SFMoMA, Tomatsu, Davide

Dean Smith and I met last night for a very thorough tour of Matthew Barney’s installation at SFMoMA. We really put a lot into it. His work demands it. It takes and takes, asking so much of its viewer, and at times seemed worth the investment. Otherwise, if you’re not willing to read about what he’s up to, or call the special cellphone hotline at various points in the museum, the work itself doesn’t seem to contain or convey much about experience or form. Sometimes the sheer theatricality or spectacle, or ambition, is thrilling, but I don’t know, sometimes it seems like he just needs a good editor. Like ditch the photo stills from the films. The films are great, but the stills don’t extend the narrative or experience, they just locate the work as a capitalist venture, okay, consistent with his underlying themes, but if I were the King of the World, I’d strip it all down. I bumped in Jonathan Katz and suggested that Barney should really make a gay porn film to end his career–all this struggle building up to some revelatory Man-on-Man action. Björk and the kids can sing at the commitment ceremony. I see blubber, lots of slippery blubber.

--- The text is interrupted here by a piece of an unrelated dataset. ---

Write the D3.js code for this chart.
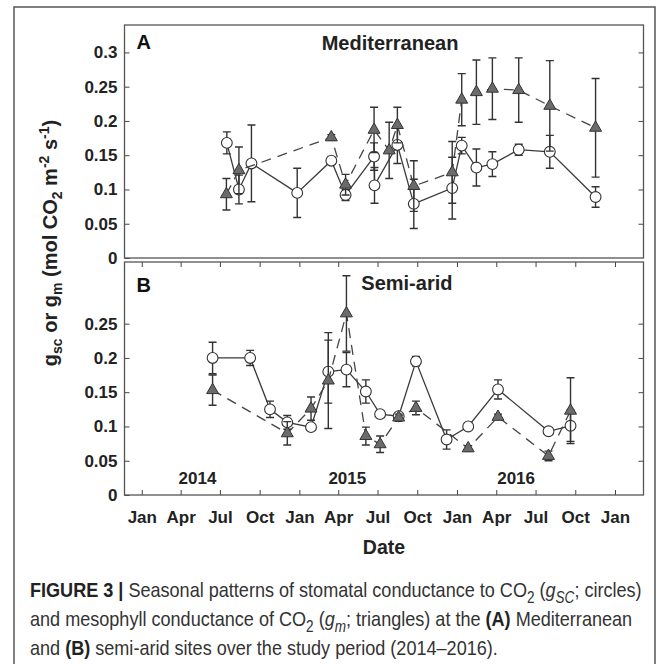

I’d really never think of re-imagining someone else’s work, or sexual idenity, but my obsessive compulsive side just can’t take it when I get near a Matthew Barney.

Downstairs, one is treated to remarkable photos from Japanese post-war photographer, Shomei Tomatsu. This is what inspired my Barney rant–his work is so moving, and like, there, in the image, contained within the frame. The content and formal qualities support and extend each other. The images are of the effects of the atomic bomb, the influence of American military and pop culture, and the impact of the Japanese economic boom–quietly powerful works that stand in stark contrast to the grand empty gestures upstairs.

Tonight Davide came over for L’Avventura. Rather than focus on the isolation, desolation, and impotence of the characters, I got lost in Monica Vitti’s hair–the way it reflects light, defies gravity–kinetic and wild, yet always with form and visual dazzle. It deserves its own Special Mention at the Cannes Film Festival.